Connectors are those who cultivate large numbers of acquaintances and, thrive off knowing many people. They keep a foot in many different areas, so they can draw people together whose worlds may otherwise not have collided.
Mavens are those we trust for expert opinions. They pride themselves on finding the best deals, the best places to eat, the best places to stay and do it with a level of precision that gives credence to their opinions.
Finally, salesmen are those with a charisma that convinces others to listen. We tend to know when we are being sold a bill of goods, but we also know that sometimes it has been done well enough to work.
This doesn’t mean that to be a thriving member of a community you need to be one of those three types. They are just the ones who have the natural abilities to be influencers. Those types are so strong that it probably won’t take much thought to come up with an example of each in your life.
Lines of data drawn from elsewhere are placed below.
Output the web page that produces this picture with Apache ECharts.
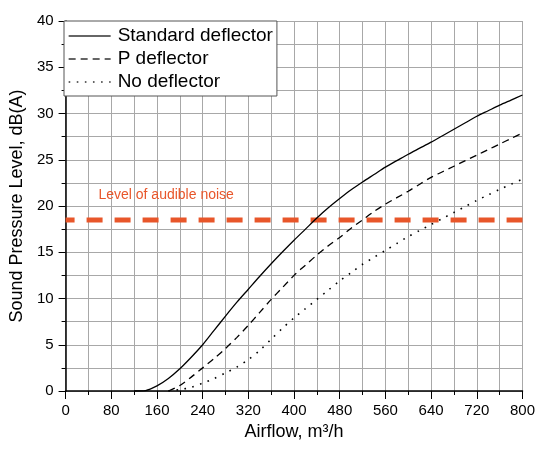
<!DOCTYPE html>
<html>
<head>
<meta charset="utf-8">
<script src="https://cdn.jsdelivr.net/npm/echarts@6/dist/echarts.min.js"></script>
<style>
html,body{margin:0;padding:0;background:#fff;}
#chart{width:538px;height:450px;}
</style>
</head>
<body>
<div id="chart"></div>
<script>
// Data
var stdX = [120, 140, 160, 180, 200, 220, 240, 260, 280, 300, 320, 340, 360, 380, 400, 420, 440, 460, 480, 500, 520, 540, 560, 580, 600, 620, 640, 660, 680, 700, 720, 740, 760, 780, 800];
var stdY = [0, 0.05, 0.55, 1.35, 2.4, 3.65, 5.0, 6.55, 8.1, 9.6, 11.0, 12.4, 13.75, 15.05, 16.3, 17.5, 18.7, 19.8, 20.8, 21.75, 22.6, 23.4, 24.2, 24.9, 25.6, 26.25, 26.9, 27.6, 28.3, 29.0, 29.7, 30.3, 30.9, 31.45, 32.0];

var pX = [180, 200, 220, 240, 260, 280, 300, 320, 340, 360, 380, 400, 420, 440, 460, 480, 500, 520, 540, 560, 580, 600, 620, 640, 660, 680, 700, 720, 740, 760, 780, 800];
var pY = [0, 0.6, 1.5, 2.5, 3.5, 4.6, 5.8, 7.1, 8.5, 9.9, 11.2, 12.5, 13.6, 14.7, 15.7, 16.6, 17.6, 18.5, 19.4, 20.2, 20.9, 21.6, 22.35, 23.1, 23.7, 24.3, 24.9, 25.5, 26.1, 26.7, 27.3, 27.9];

var noX = [180, 200, 220, 240, 260, 280, 300, 320, 340, 360, 380, 400, 420, 440, 460, 480, 500, 520, 540, 560, 580, 600, 620, 640, 660, 680, 700, 720, 740, 760, 780, 800];
var noY = [0, 0.15, 0.4, 0.85, 1.35, 1.95, 2.6, 3.4, 4.4, 5.6, 6.8, 7.9, 8.9, 9.9, 10.9, 11.9, 12.8, 13.7, 14.45, 15.2, 15.95, 16.7, 17.35, 18.0, 18.65, 19.3, 19.95, 20.6, 21.2, 21.8, 22.35, 22.9];

var noiseX = [0, 800];
var noiseY = [18.5, 18.5];
var noiseLabel = 'Level of audible noise';
var noiseLabelPos = [57.5, 21.1];

var seriesNames = ['Standard deflector', 'P deflector', 'No deflector'];
var xTitle = 'Airflow, m\u00B3/h';
var yTitle = 'Sound Pressure Level, dB(A)';

function zip(xs, ys) { return xs.map(function (x, i) { return [x, ys[i]]; }); }

var FONT = "'Liberation Sans', Arial, sans-serif";
var chart = echarts.init(document.getElementById('chart'), null, {renderer: 'canvas'});

var option = {
  backgroundColor: '#fff',
  animation: false,
  grid: {left: 64, right: 15, top: 21, bottom: 59},
  legend: {
    data: seriesNames,
    orient: 'vertical',
    left: 64, top: 21,
    backgroundColor: '#fff',
    borderColor: '#555',
    borderWidth: 1,
    padding: [5, 4, 4, 4],
    itemWidth: 42,
    itemHeight: 14,
    itemGap: 3,
    itemStyle: {opacity: 0},
    lineStyle: {width: 1.3, color: '#333'},
    textStyle: {fontFamily: FONT, fontSize: 19, color: '#000', lineHeight: 20, padding: [0, 0, 0, 2]}
  },
  xAxis: {
    type: 'value', min: 0, max: 800, interval: 80,
    name: xTitle, nameLocation: 'middle', nameGap: 31,
    nameTextStyle: {fontFamily: FONT, fontSize: 18, color: '#000'},
    axisLine: {show: true, lineStyle: {color: '#000', width: 1.5}},
    axisTick: {show: true, length: 8, lineStyle: {color: '#000', width: 1}},
    minorTick: {show: true, splitNumber: 2, length: 4, lineStyle: {color: '#000', width: 1}},
    axisLabel: {fontFamily: FONT, fontSize: 15, color: '#000', margin: 12},
    splitLine: {show: true, lineStyle: {color: '#a8a8a8', width: 1}},
    minorSplitLine: {show: true, lineStyle: {color: '#a8a8a8', width: 1}}
  },
  yAxis: {
    type: 'value', min: 0, max: 40, interval: 5,
    name: yTitle, nameLocation: 'middle', nameGap: 28,
    nameTextStyle: {fontFamily: FONT, fontSize: 18, color: '#000'},
    axisLine: {show: true, lineStyle: {color: '#000', width: 1.5}},
    axisTick: {show: true, length: 7, lineStyle: {color: '#000', width: 1}},
    minorTick: {show: true, splitNumber: 2, length: 4, lineStyle: {color: '#000', width: 1}},
    axisLabel: {fontFamily: FONT, fontSize: 15, color: '#000', margin: 12},
    splitLine: {show: true, lineStyle: {color: '#a8a8a8', width: 1}},
    minorSplitLine: {show: true, lineStyle: {color: '#a8a8a8', width: 1}}
  },
  series: [
    {
      name: 'noise', type: 'line', data: zip(noiseX, noiseY), symbol: 'none', silent: true,
      lineStyle: {color: '#E8562A', width: 5, type: [16, 12], dashOffset: 7},
      z: 3
    },
    {
      name: seriesNames[0], type: 'line', data: zip(stdX, stdY), symbol: 'none', showSymbol: false,
      smooth: 0.3,
      color: '#000', lineStyle: {color: '#000', width: 1.3, type: 'solid'}, z: 4
    },
    {
      name: seriesNames[1], type: 'line', data: zip(pX, pY), symbol: 'none', showSymbol: false,
      smooth: 0.3,
      color: '#000', lineStyle: {color: '#000', width: 1.3, type: [7, 5]}, z: 4
    },
    {
      name: seriesNames[2], type: 'line', data: zip(noX, noY), symbol: 'none', showSymbol: false,
      smooth: 0.3,
      color: '#000', lineStyle: {color: '#000', width: 1.6, type: [1.6, 6.5]}, z: 4
    }
  ]
};
chart.setOption(option);

var p = chart.convertToPixel({gridIndex: 0}, noiseLabelPos);
chart.setOption({
  graphic: [{
    type: 'text', left: p[0], top: p[1] - 8, z: 10,
    style: {text: noiseLabel, fill: '#E8562A', font: '14px ' + FONT}
  }]
});
</script>
</body>
</html>
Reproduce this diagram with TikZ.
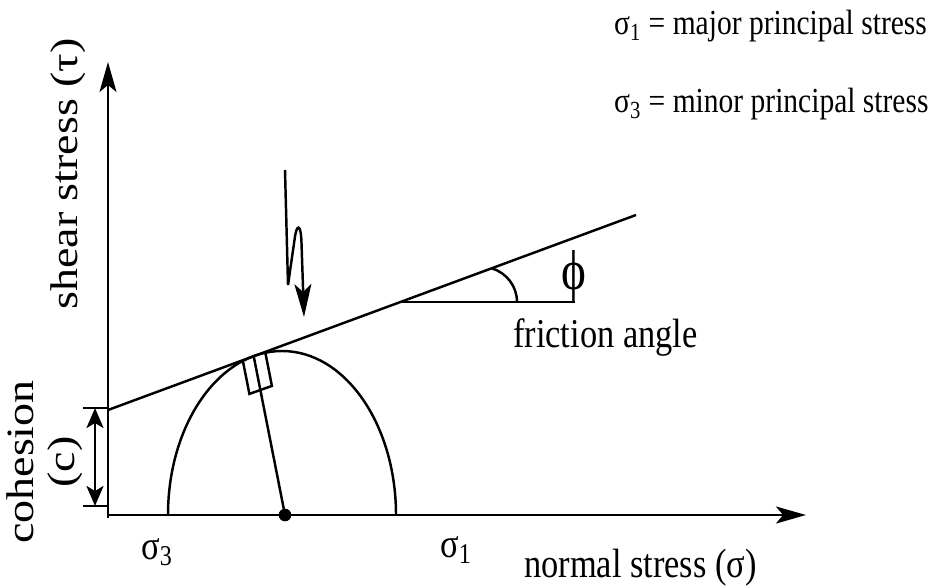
\documentclass[tikz,border=0pt]{standalone}
\usepackage{fontspec}
\setmainfont[FakeStretch=0.84]{Liberation Serif}
\newfontfamily\uprfont[FakeStretch=1.19]{Liberation Serif}
\usetikzlibrary{arrows.meta, calc}
\tikzset{
  every picture/.style={line width=1.4pt},
  axis/.style={-{Stealth[length=0.6cm, width=0.34cm, inset=0.14cm]}},
  zig/.style={-{Stealth[length=0.66cm, width=0.34cm, inset=0.16cm]}},
  dim/.style={{Stealth[length=0.4cm, width=0.34cm, inset=0.1cm]}-{Stealth[length=0.4cm, width=0.34cm, inset=0.1cm]}},
  lbl/.style={font=\fontsize{23.3}{26}\selectfont, inner sep=0pt},
  deflbl/.style={font=\fontsize{20}{24}\selectfont, inner sep=0pt, anchor=base west},
  rotlbl/.style={font=\uprfont\fontsize{22}{23.3}\selectfont, rotate=90, align=center, inner sep=0pt, anchor=south},
}
\begin{document}
\begin{tikzpicture}[x=0.02cm, y=0.02cm]
  \useasboundingbox (0,0) rectangle (935,585);
  % axes
  \coordinate (O) at (108,70);
  \coordinate (ytop) at (108,523);
  \coordinate (xend) at (806,70);
  \draw[axis] ($(O)+(0,-3)$) -- (ytop);
  \draw[axis] (O) -- (xend);
  % failure envelope
  \coordinate (C) at (108,175);
  \coordinate (E) at (636,370);
  \draw (C) -- (E);
  % Mohr circle, centre and radius to the tangent point
  \coordinate (M) at (285,70);
  \coordinate (T) at (253.7,228.8);
  \draw (168,70) arc[start angle=180, end angle=0, x radius=114, y radius=164];
  \draw (M) -- (T);
  \fill (M) circle (3.6pt);
  \draw (243,223.5) -- (249.4,191.1) -- (271.9,199.1) -- (265.5,231.5);
  % lightning arrow
  \draw[zig] (285,415) -- (288,300) -- (294.5,345) .. controls (296.5,362) and (301,362) .. (301.5,342) -- (304,268);
  % friction angle
  \coordinate (F) at (400.4,283);
  \coordinate (Fend) at (575,283);
  \draw (F) -- (Fend);
  \draw (517,283) arc[start angle=0, end angle=74, radius=35];
  \node[font=\fontsize{32}{32}\selectfont, inner sep=0pt, anchor=south] (phi) at (574,282) {ϕ};
  \node[lbl, anchor=base west] (fa) at (512,238) {friction angle};
  % cohesion
  \coordinate (ctop) at (95,177);
  \coordinate (cbot) at (95,79);
  \draw (83,177) -- (108,177);
  \draw (83,79) -- (108,79);
  \draw[dim] (ctop) -- (cbot);
  % labels
  \node[deflbl] (s1def) at (613,550) {σ\textsubscript{1} = major principal stress};
  \node[deflbl] (s3def) at (613,472) {σ\textsubscript{3} = minor principal stress};
  \node[lbl] (s3) at (157,33) {σ\textsubscript{3}};
  \node[lbl] (s1) at (456,35) {σ\textsubscript{1}};
  \node[lbl, anchor=base west] (nx) at (523,8) {normal stress (σ)};
  \node[rotlbl] (ny) at (87,411) {shear stress (τ)};
  \node[rotlbl] (coh) at (84,123) {cohesion\\(c)};
\end{tikzpicture}
\end{document}
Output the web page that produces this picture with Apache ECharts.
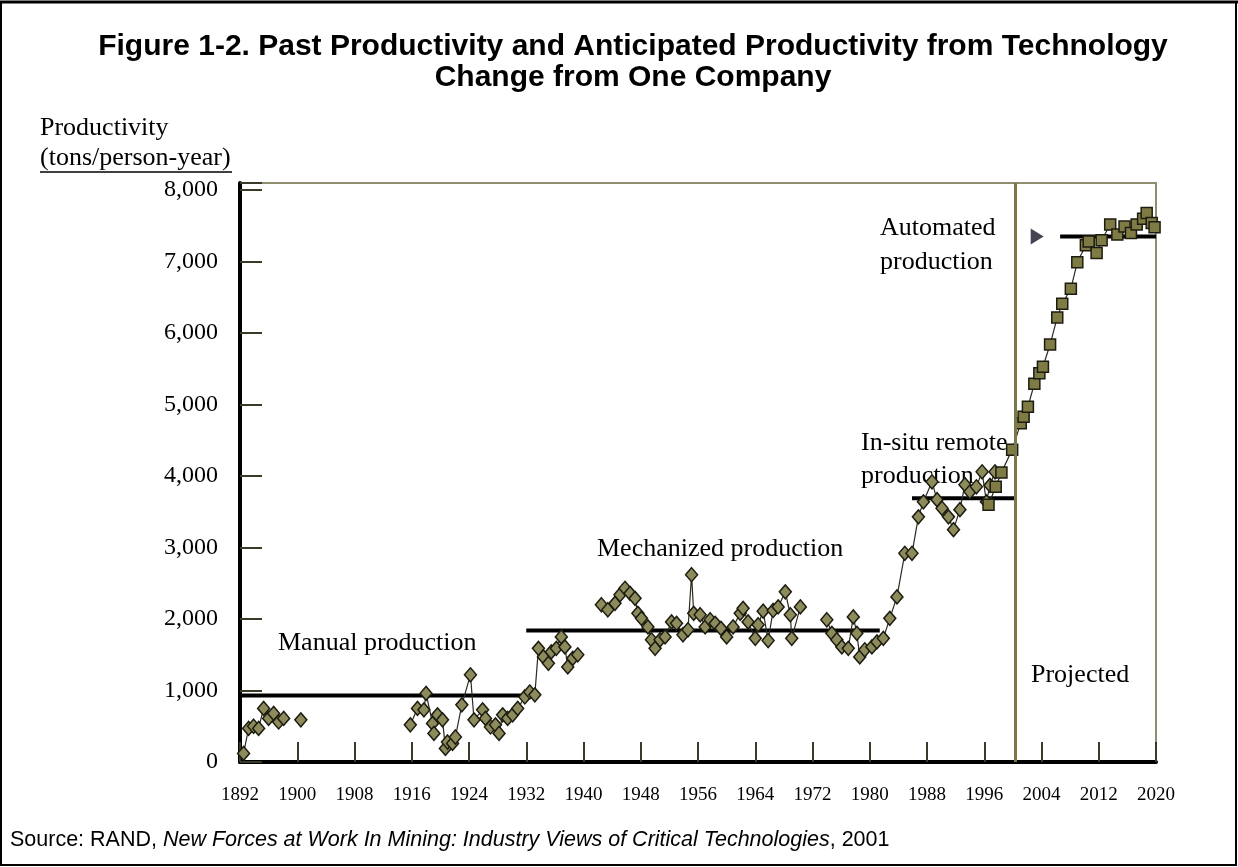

If you are not one of those types, you cannot force yourself to become one. Being aware of them, though, can help you use their power. If you are an individual looking to reach into different social circles, connectors can help. If you are in a business that could serve someone who is a maven or salesmen, put a little more effort into that relationship, for it is bound to pay off exponentially.
And if you doubt the power of these types, here is a final example that Gladwell gives in his book:
In the late 1960s, psychologist Stanley Milgram conducted an experiment to find how human beings are connected. He mailed a packet to 160 people who lived in Omaha, Nebraska. The recipients were also given the name and address of a stockbroker who worked in Boston. They were told to write their name on the packet and mail it on to a friend or acquaintance that the person thought would get the packet closer to the stockbroker. The idea was that Milgram could trace the hands the packet went through until someone delivered it to the stockbroker.
Amazingly, half of the responses reached their endpoint through the final hands of three people. “Dozens of people,” Gladwell says, “chosen at random from a large Midwestern city, send out letters independently. Some go through college acquaintances. Some send their letters to relatives. Some send them to old workmates. Everyone has a different strategy. Yet in the end, when all of those separate and idiosyncratic chains were completed, half of those letters ended up in the hands of Jacobs, Jones and Brown. Six degrees of separation doesn’t mean that everyone is linked to everyone else in just six steps. It means that a very small number of people are linked to everyone else in a few steps, and the rest of us are linked to the world through those special few.”
And it is very worth knowing those special few.